In the records below, find the line containing "Convert this chart to React, TypeScript" and the line containing "YAxis, CartesianGrid, LabelList". Give again exactly those lines and every line between them, omitting the pictures.

------------------------------------------------------------------------

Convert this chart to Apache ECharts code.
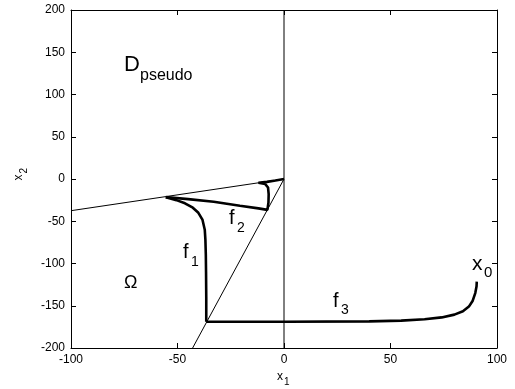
<!DOCTYPE html>
<html>
<head>
<meta charset="utf-8">
<script src="https://cdn.jsdelivr.net/npm/echarts@6/dist/echarts.min.js"></script>
<style>
  html, body { margin: 0; padding: 0; background: #fff; }
  #chart { width: 515px; height: 389px; }
</style>
</head>
<body>
<div id="chart"></div>
<script>
// guide lines
const lineTop = [[-100, -37.5], [0, 0]];
const lineDiag = [[0, 0], [-42.9, -200]];
const lineAxis = [[0, -200], [0, 200]];

// trajectories
const f1 = [[-36.5, -169], [-36.5, -140], [-36.6, -110], [-36.7, -90], [-36.9, -72], [-37.2, -60],
  [-38.3, -48], [-40.2, -40], [-42.8, -34], [-46.5, -28.8], [-50.5, -25], [-55.5, -21.5]];
const f2 = [[-55.5, -21.5], [-45, -23.8], [-33, -26.9], [-20.7, -31.6], [-12, -34.8], [-7.8, -36.5],
  [-7.3, -28], [-7.2, -18], [-7.5, -10], [-8.8, -6], [-12, -4.5], [-8, -3.4], [-4, -1.8], [0, 0]];
const f3 = [[-36.5, -169], [0, -169], [40, -168.5], [55, -167.6], [66, -166], [74, -163.8], [80, -160.5],
  [84, -156.5], [86.8, -151], [88.6, -144], [89.8, -135], [90.4, -127], [90.5, -121.5]];

const xTicks = [-100, -50, 0, 50, 100];
const yTicks = [-200, -150, -100, -50, 0, 50, 100, 150, 200];

const chart = echarts.init(document.getElementById('chart'));
const font = 'Liberation Sans, Arial, sans-serif';

const axisBase = {
  type: 'value',
  axisLine: { show: true, onZero: false, lineStyle: { color: '#000', width: 1 } },
  axisTick: { show: true, inside: true, length: 5, lineStyle: { color: '#000' } },
  splitLine: { show: false }
};

const thick = { color: '#000', width: 2.6 };
const thin = { color: '#000', width: 1 };

function lineSeries(data, style) {
  return { type: 'line', data: data, showSymbol: false, lineStyle: style, silent: true,
    animation: false, clip: true };
}

// main text + subscript, positions in pixels
function label(x, y, main, size, sx, sy, sub, subSize) {
  return [
    { type: 'text', left: x, top: y, style: { text: main, font: size + 'px ' + font, fill: '#000' } },
    { type: 'text', left: sx, top: sy, style: { text: sub, font: subSize + 'px ' + font, fill: '#000' } }
  ];
}

chart.setOption({
  animation: false,
  grid: { left: 71, right: 18, top: 10, bottom: 41 },
  xAxis: [
    Object.assign({}, axisBase, { min: -100, max: 100, interval: 50, position: 'bottom',
      axisLabel: { color: '#000', fontSize: 12, fontFamily: font, margin: 6 } }),
    Object.assign({}, axisBase, { min: -100, max: 100, interval: 50, position: 'top',
      axisLabel: { show: false } })
  ],
  yAxis: [
    Object.assign({}, axisBase, { min: -200, max: 200, interval: 50, position: 'left',
      axisLabel: { color: '#000', fontSize: 12, fontFamily: font, margin: 6 } }),
    Object.assign({}, axisBase, { min: -200, max: 200, interval: 50, position: 'right',
      axisLabel: { show: false } })
  ],
  graphic: [].concat(
    label(124, 54, 'D', 22, 140, 68, 'pseudo', 16),
    label(229, 208, 'f', 20, 237, 221, '2', 14),
    label(183, 242, 'f', 20, 191, 255, '1', 14),
    label(333, 291, 'f', 20, 341, 303, '3', 14),
    label(472, 254, 'x', 21, 484, 265, '0', 15),
    label(277, 371, 'x', 12, 284, 377, '1', 10),
    [{ type: 'text', left: 124, top: 274, style: { text: 'Ω', font: '18px ' + font, fill: '#000' } },
     { type: 'group', left: 13, top: 168, rotation: Math.PI / 2, children: [
        { type: 'text', x: 0, y: 0, style: { text: 'x', font: '12px ' + font, fill: '#000' } },
        { type: 'text', x: 7, y: 6, style: { text: '2', font: '10px ' + font, fill: '#000' } }
     ] }]
  ),
  series: [
    lineSeries(lineTop, thin),
    lineSeries(lineDiag, thin),
    lineSeries(lineAxis, thin),
    lineSeries(f1, thick),
    lineSeries(f2, thick),
    lineSeries(f3, thick)
  ]
});
</script>
</body>
</html>
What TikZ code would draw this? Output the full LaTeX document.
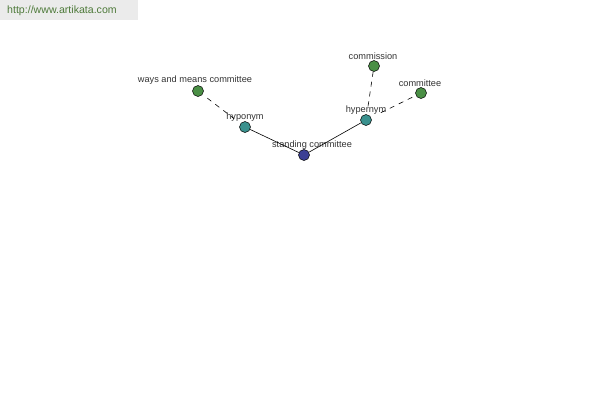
\documentclass[tikz,border=0pt]{standalone}
\usepackage{fontspec}
\setmainfont{Liberation Sans}
\definecolor{leafc}{HTML}{4A8F45}
\definecolor{relc}{HTML}{3A918E}
\definecolor{rootc}{HTML}{3B3F94}
\definecolor{urlc}{HTML}{4E7A3A}
\definecolor{lblc}{HTML}{333333}
\begin{document}
\begin{tikzpicture}[x=1pt,y=-1pt,
  dot/.style={circle,draw=black,line width=0.5pt,minimum size=11pt,inner sep=0pt},
  leaf/.style={dot,fill=leafc},
  rel/.style={dot,fill=relc},
  root/.style={dot,fill=rootc},
  lbl/.style={font=\fontsize{9.2}{10}\selectfont,text=lblc,inner sep=0pt},
  solidedge/.style={line width=0.6pt},
  dashedge/.style={line width=0.6pt,dashed,dash pattern=on 5pt off 5pt}]
\useasboundingbox (0,0) rectangle (600,400);
\fill[black!8] (0,0) rectangle (138,20);
\node[font=\fontsize{10.6}{12}\selectfont,text=urlc,anchor=west,inner sep=0pt] (url) at (7,11) {http://www.artikata.com};
\node[root] (sc) at (304,155) {};
\node[rel] (hypo) at (245,127) {};
\node[leaf] (wm) at (198,91) {};
\node[rel] (hyper) at (366,120) {};
\node[leaf] (com) at (374,66) {};
\node[leaf] (cte) at (421,93) {};
\node[lbl] (sclbl) at (312,145) {standing committee};
\node[lbl] (hypolbl) at (245,117) {hyponym};
\node[lbl] (wmlbl) at (195,80) {ways and means committee};
\node[lbl] (hyperlbl) at (366,110) {hypernym};
\node[lbl] (comlbl) at (373,56) {commission};
\node[lbl] (ctelbl) at (420,83) {committee};
\draw[solidedge] (sc) -- (hypo);
\draw[solidedge] (sc) -- (hyper);
\draw[dashedge,shorten >=8pt,shorten <=6pt] (wm) -- (hypo);
\draw[dashedge,shorten >=6pt] (com) -- (hyper);
\draw[dashedge,shorten >=8pt,shorten <=4pt] (cte) -- (hyper);
\end{tikzpicture}
\end{document}
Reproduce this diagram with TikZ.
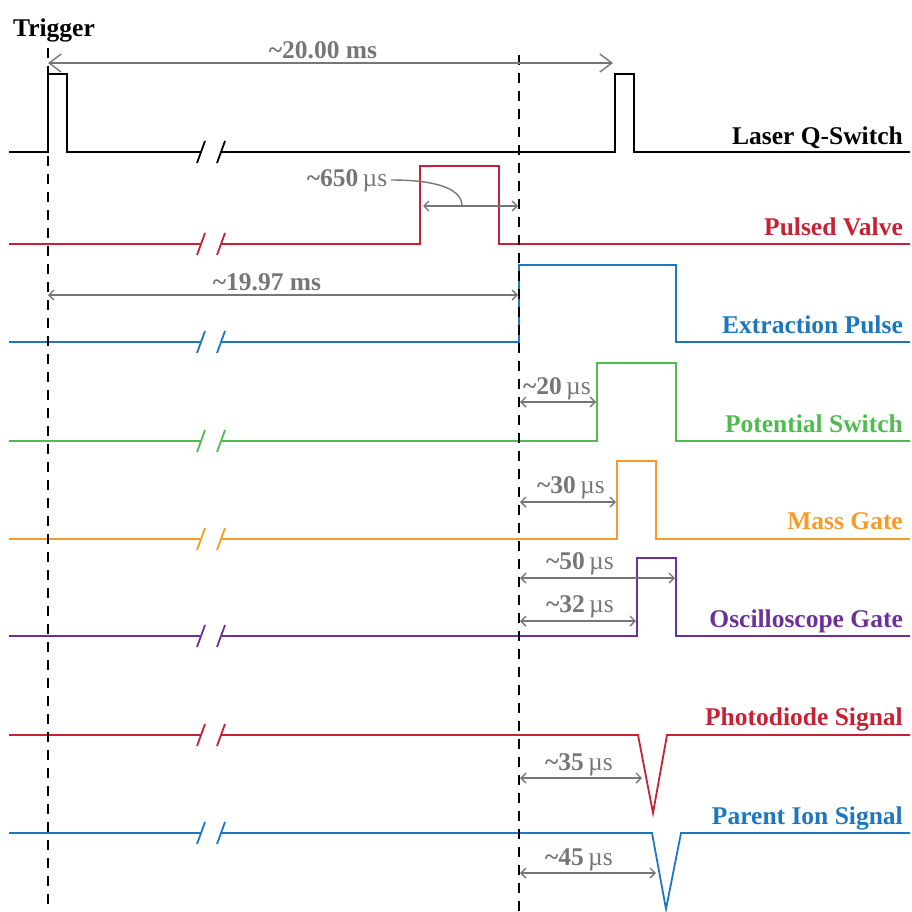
\documentclass[tikz,border=0pt]{standalone}
\usepackage{fontspec}
\setmainfont{Liberation Serif}
\usetikzlibrary{arrows.meta}
\definecolor{cgray}{RGB}{118,118,118}
\definecolor{cred}{RGB}{200,32,52}
\definecolor{cblue}{RGB}{28,118,192}
\definecolor{cgreen}{RGB}{78,188,78}
\definecolor{corange}{RGB}{246,154,40}
\definecolor{cpurple}{RGB}{108,48,150}
\tikzset{
  sig/.style={line width=1.8pt, line join=miter},
  brk/.style={line width=1.8pt},
  trig/.style={line width=1.8pt, dash pattern=on 10pt off 8pt},
  lbl/.style={anchor=base east, inner sep=0pt, font=\fontsize{25.5}{29}\selectfont\bfseries},
  glbl/.style={anchor=base, inner sep=0pt, text=cgray, font=\fontsize{25.5}{29}\selectfont\bfseries},
  dim/.style={line width=1.4pt, draw=cgray, {Straight Barb[length=5pt,width=10pt,line width=1.4pt]}-{Straight Barb[length=5pt,width=10pt,line width=1.4pt]}},
  bigdim/.style={line width=1.4pt, draw=cgray, {Straight Barb[length=12pt,width=18pt,line width=1.4pt]}-{Straight Barb[length=12pt,width=18pt,line width=1.4pt]}},
}
\newcommand{\us}{{\mdseries\,\textmu s}}
\begin{document}
\begin{tikzpicture}[x=1pt,y=-1pt]
\useasboundingbox (0,0) rectangle (912,911);
% break marks macro
\def\brkmarks#1#2{%
  \draw[brk,#2] (197,#1+11) -- (205,#1-11);
  \draw[brk,#2] (217,#1+11) -- (225,#1-11);}
% Laser Q-switch
\draw[sig,black] (9,152) -- (48,152) -- (48,74) -- (67,74) -- (67,152) -- (201,152);
\draw[sig,black] (221,152) -- (615,152) -- (615,74) -- (634,74) -- (634,152) -- (910,152);
\brkmarks{152}{black}
\node[lbl,text=black] (lq) at (903,144) {Laser Q-Switch};
% Pulsed valve
\draw[sig,cred] (9,244) -- (201,244);
\draw[sig,cred] (221,244) -- (420,244) -- (420,166) -- (499,166) -- (499,244) -- (910,244);
\brkmarks{244}{cred}
\node[lbl,text=cred] (lp) at (903,235) {Pulsed Valve};
% Extraction pulse
\draw[sig,cblue] (9,342) -- (201,342);
\draw[sig,cblue] (221,342) -- (519,342) -- (519,265) -- (676,265) -- (676,342) -- (910,342);
\brkmarks{342}{cblue}
\node[lbl,text=cblue] (le) at (903,333) {Extraction Pulse};
% Potential switch
\draw[sig,cgreen] (9,441) -- (201,441);
\draw[sig,cgreen] (221,441) -- (597,441) -- (597,363) -- (676,363) -- (676,441) -- (910,441);
\brkmarks{441}{cgreen}
\node[lbl,text=cgreen] (ls) at (903,432) {Potential Switch};
% Mass gate
\draw[sig,corange] (9,539) -- (201,539);
\draw[sig,corange] (221,539) -- (617,539) -- (617,461) -- (656,461) -- (656,539) -- (910,539);
\brkmarks{539}{corange}
\node[lbl,text=corange] (lm) at (903,529) {Mass Gate};
% Oscilloscope gate
\draw[sig,cpurple] (9,636) -- (201,636);
\draw[sig,cpurple] (221,636) -- (637,636) -- (637,558) -- (676,558) -- (676,636) -- (910,636);
\brkmarks{636}{cpurple}
\node[lbl,text=cpurple] (lo) at (903,627) {Oscilloscope Gate};
% Photodiode
\draw[sig,cred] (9,735) -- (201,735);
\draw[sig,cred] (221,735) -- (638,735) -- (653,813) -- (667,735) -- (910,735);
\brkmarks{735}{cred}
\node[lbl,text=cred] (ld) at (903,725) {Photodiode Signal};
% Parent ion
\draw[sig,cblue] (9,833) -- (201,833);
\draw[sig,cblue] (221,833) -- (652,833) -- (666,909) -- (681,833) -- (910,833);
\brkmarks{833}{cblue}
\node[lbl,text=cblue] (li) at (903,824) {Parent Ion Signal};
% trigger lines
\draw[trig] (48,48) -- (48,911);
\draw[trig] (519,55) -- (519,911);
\node[anchor=base west, inner sep=0pt, font=\fontsize{25.5}{29}\selectfont\bfseries] (tr) at (13,36) {Trigger};
% dimensions
\coordinate (a1) at (48,63); \coordinate (a2) at (613,63);
\draw[bigdim] (a1) -- (a2);
\node[glbl] (t1) at (323,58) {\textasciitilde20.00 ms};
\coordinate (b1) at (48,295); \coordinate (b2) at (518,295);
\draw[dim] (b1) -- (b2);
\node[glbl] (t2) at (267,290) {\textasciitilde19.97 ms};
\coordinate (c1) at (423,206); \coordinate (c2) at (518,206);
\draw[dim] (c1) -- (c2);
\node[glbl] (t3) at (347,186) {\textasciitilde650\us};
\draw[cgray,line width=1.4pt] (391,180) .. controls (440,180) and (462,190) .. (462,206);
\coordinate (d1) at (520,402); \coordinate (d2) at (596,402);
\draw[dim] (d1) -- (d2);
\node[glbl] (t4) at (557,394) {\textasciitilde20\us};
\coordinate (e1) at (520,502); \coordinate (e2) at (616,502);
\draw[dim] (e1) -- (e2);
\node[glbl] (t5) at (571,493) {\textasciitilde30\us};
\coordinate (f1) at (520,578); \coordinate (f2) at (675,578);
\draw[dim] (f1) -- (f2);
\node[glbl] (t6) at (580,569) {\textasciitilde50\us};
\coordinate (g1) at (520,621); \coordinate (g2) at (636,621);
\draw[dim] (g1) -- (g2);
\node[glbl] (t7) at (580,612) {\textasciitilde32\us};
\coordinate (h1) at (520,778); \coordinate (h2) at (642,778);
\draw[dim] (h1) -- (h2);
\node[glbl] (t8) at (579,770) {\textasciitilde35\us};
\coordinate (i1) at (520,873); \coordinate (i2) at (656,873);
\draw[dim] (i1) -- (i2);
\node[glbl] (t9) at (579,865) {\textasciitilde45\us};
\end{tikzpicture}
\end{document}
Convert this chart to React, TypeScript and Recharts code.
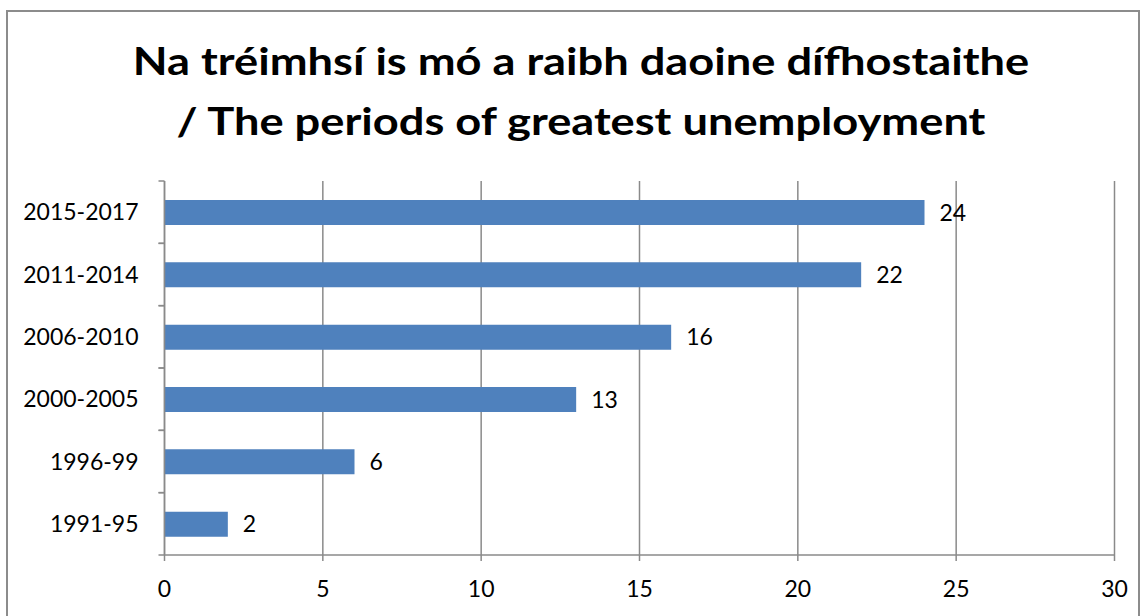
import React from 'react'
import { BarChart, Bar, XAxis, YAxis, CartesianGrid, LabelList } from 'recharts'

const periods = ['1991-95', '1996-99', '2000-2005', '2006-2010', '2011-2014', '2015-2017']
const counts = [2, 6, 13, 16, 22, 24]
const valueTicks = [0, 5, 10, 15, 20, 25, 30]
const titleLines = [
  'Na tréimhsí is mó a raibh daoine dífhostaithe',
  '/ The periods of greatest unemployment',
]

const FONT = 'Lato, "Open Sans", sans-serif'
const GRID = '#8a8a8a'
const TICK_SIZE = 6
const TICK_MARGIN = 20
const LABEL_SIZE = 23

const data = periods.map((period, i) => ({ period, count: counts[i] }))

// category label plus the small marks at the band edges (Excel style)
function PeriodTick(props: any) {
  const { x, y, payload } = props
  const half = payload?.offset ?? 0
  const axisX = x + TICK_MARGIN + TICK_SIZE
  return (
    <g>
      {half > 0 &&
        [y - half, y + half].map((ty) => (
          <line
            key={ty}
            x1={axisX - TICK_SIZE}
            x2={axisX}
            y1={ty}
            y2={ty}
            stroke={GRID}
            strokeWidth={1.5}
          />
        ))}
      <text
        x={x}
        y={y}
        dy="0.355em"
        textAnchor="end"
        fill="#000"
        fontSize={LABEL_SIZE}
        fontFamily={FONT}
      >
        {payload.value}
      </text>
    </g>
  )
}

export default function App() {
  return (
    <div
      style={{
        position: 'absolute',
        left: 0,
        top: 0,
        width: 1147,
        height: 616,
        overflow: 'hidden',
        background: '#fff',
        fontFamily: FONT,
      }}
    >
      <div
        style={{
          position: 'absolute',
          left: 6,
          top: 10,
          width: 1130,
          height: 640,
          border: '2px solid #8c8c8c',
        }}
      />
      <div
        style={{
          position: 'absolute',
          left: 0,
          top: 30,
          width: 1162,
          textAlign: 'center',
          fontWeight: 700,
          fontSize: 38,
          lineHeight: '60px',
          color: '#000',
        }}
      >
        {titleLines.map((t) => (
          <div key={t} style={{ transform: 'scaleX(1.19)' }}>
            {t}
          </div>
        ))}
      </div>
      <div style={{ position: 'absolute', left: 0, top: 0 }}>
        <BarChart
          width={1147}
          height={616}
          data={data}
          layout="vertical"
          margin={{ top: 181, right: 32.5, bottom: 21, left: 14.5 }}
        >
          <CartesianGrid horizontal={false} stroke={GRID} strokeWidth={1.5} />
          <XAxis
            type="number"
            domain={[0, 30]}
            ticks={valueTicks}
            interval={0}
            height={40}
            stroke={GRID}
            strokeWidth={1.5}
            tickSize={TICK_SIZE}
            tickMargin={TICK_MARGIN}
            tick={{ fill: '#000', fontSize: LABEL_SIZE, fontFamily: FONT }}
          />
          <YAxis
            type="category"
            dataKey="period"
            reversed
            width={150}
            stroke={GRID}
            strokeWidth={1.5}
            tickLine={false}
            tickSize={TICK_SIZE}
            tickMargin={TICK_MARGIN}
            interval={0}
            tick={<PeriodTick />}
          />
          <Bar dataKey="count" fill="#4F81BD" barSize={25} isAnimationActive={false}>
            <LabelList
              dataKey="count"
              position="right"
              offset={15}
              fill="#000"
              fontSize={LABEL_SIZE}
              fontFamily={FONT}
            />
          </Bar>
        </BarChart>
      </div>
    </div>
  )
}
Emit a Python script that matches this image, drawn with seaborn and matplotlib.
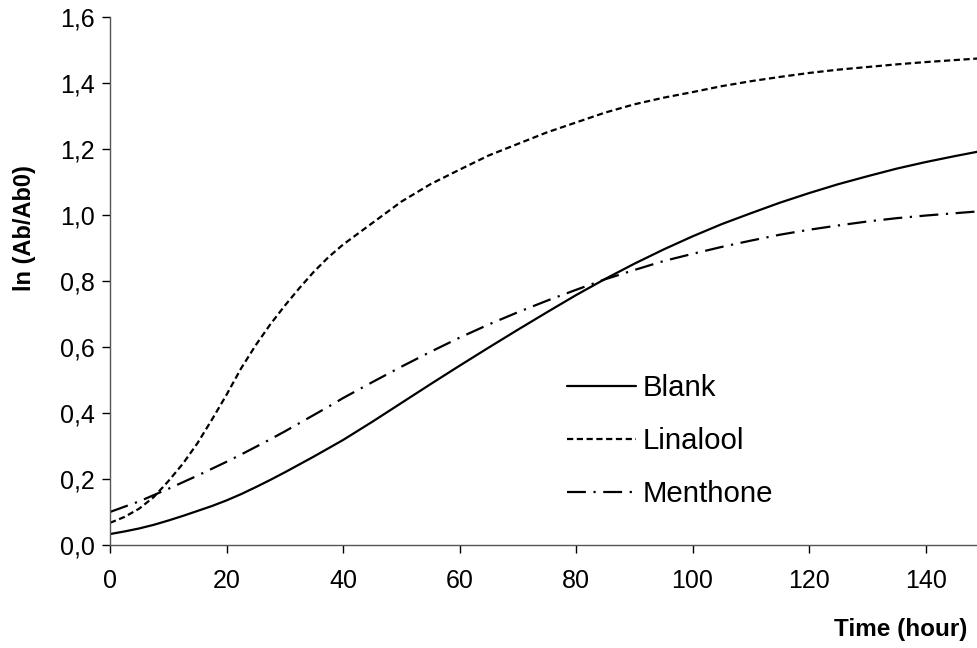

------------------------------------------------------------------------

** OUTPUT BELOW **
Convert this chart to React, TypeScript and Recharts code.
import React from 'react'
import { BarChart, Bar, XAxis, YAxis, CartesianGrid, LabelList } from 'recharts'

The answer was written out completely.